I can’t sleep right now.
Tonight my alma mater received the worst news a college can get: the body of a student who had been missing for five days was found in Lake Michigan. This devastating revelation followed four intense days of high emotion, tons of interest and coverage from national and local media, and constant decisions around my department on how to deal with the developing story and keep the community informed. The University’s overall handling of this situation is a point of personal and professional pride for me, as I think it was dealt with in a graceful and appropriate manner that brought the community together under one of the worst imaginable conditions. That said, I’m saddened to my core by the outcome and the fact that this happened at all.
Life is precious. I’ve thought a lot lately about how blessed I am, and the events of this week have made that even more evident. I was attending an alumni event in Lincoln Park tonight when I was notified that I might have to return to work for breaking news. While driving to a friend’s place for dinner, I received word that “the breakingest of breaking news” had broken and I was needed ASAP. After picking up a coworker and returning to my office around 9 p.m., the reality of the situation started to hit home. Hundreds of people had searched for this person and countless more had prayed for his safe return. It was now our job to spread the sad final reality. Broadcast news trucks from every local station invaded campus and set up camp outside our office. Reporters I had grown up watching were milling around and asking me for information. My boss had the unenviable task of standing in front of the cameras and reading the statement for the 10 p.m. newscast.
Everyone has seen sad situations like this play out time and time again, but I had never before experienced it so acutely, been so enmeshed in the minutiae of the process or watched it affect a community that is so dear to me and has become such an integral part of my life and identity. Looking beyond the grief–or perhaps looking squarely at it–I see a genuine unity that the Northwestern community has most likely always possessed, but that can sometimes be difficult to locate amid the busy pace of a highly competitive research institution.

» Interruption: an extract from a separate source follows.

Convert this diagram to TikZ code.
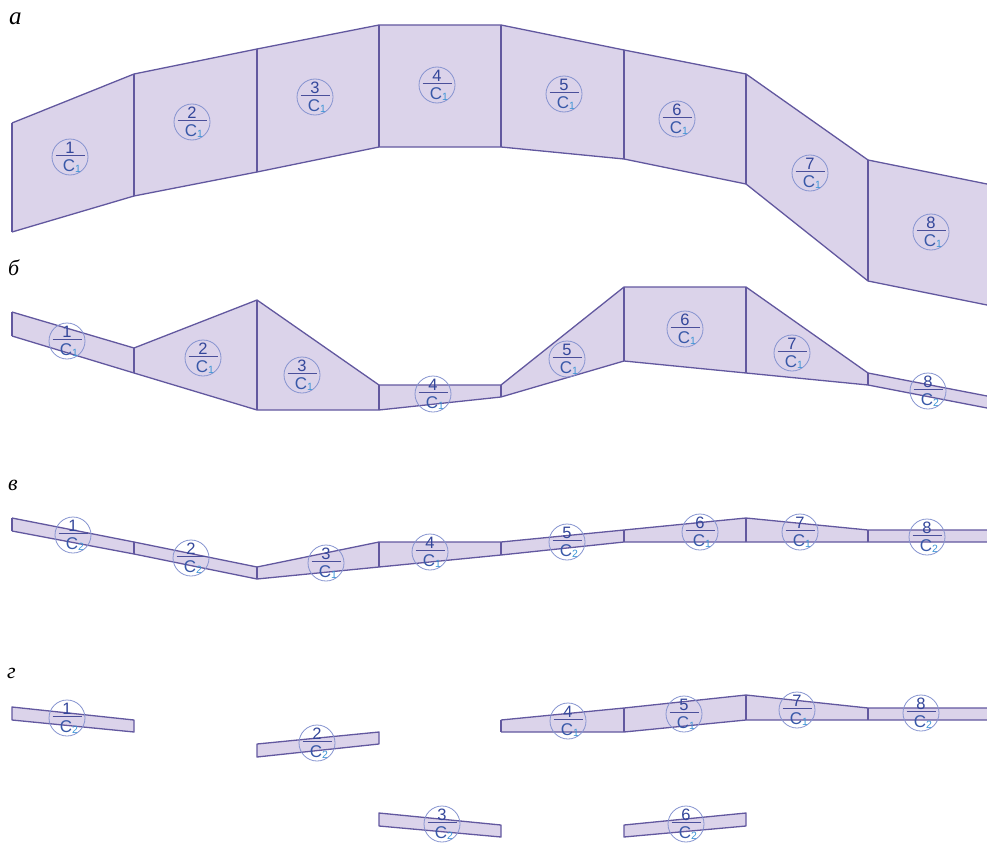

It goes beyond passionately singing the fight song after a Cardiac ‘Cats victory or a handful of people wearing purple on a Friday. It’s the 300 students who showed up on a Thursday evening–the first day of classes, no less–to form a search party for a student they had probably never met. It’s the prayers and well wishes for the student, his family, his friends and the entire NU community that began on Monday and continue to flood Twitter and my Facebook newsfeed from current students and alumni. It’s strength and unity in the face of loss. It’s the reality that a passionate and connected community can stand up to death and use it as a positive force for solidarity and support. It’s so affirming to know that, when put to the ultimate test, Northwestern is that kind of community.
As for me, I can’t stop thinking about the student and everyone who loves him. I remain blessed that the specter of death has not touched my family and friends in such a shocking, heartbreaking way. It’s something no parent, sibling, friend or loved one should ever have to experience. All we can do now is offer prayers and support.
At times like these, when I find myself wrestling with questions of “why?”, I usually resort to Phillipians 4:7. Coincidentally–or maybe not so coincidentally–this is also the verse just before the one inscribed on Northwestern’s seal:
“And the peace of God, which transcends all understanding, will guard your hearts and your minds in Christ Jesus.”
As Northwestern continues to grapple with a grief we all share, I pray that we continue to support one another in eventually achieving that peace that is past understanding. Rest in peace, Harsha.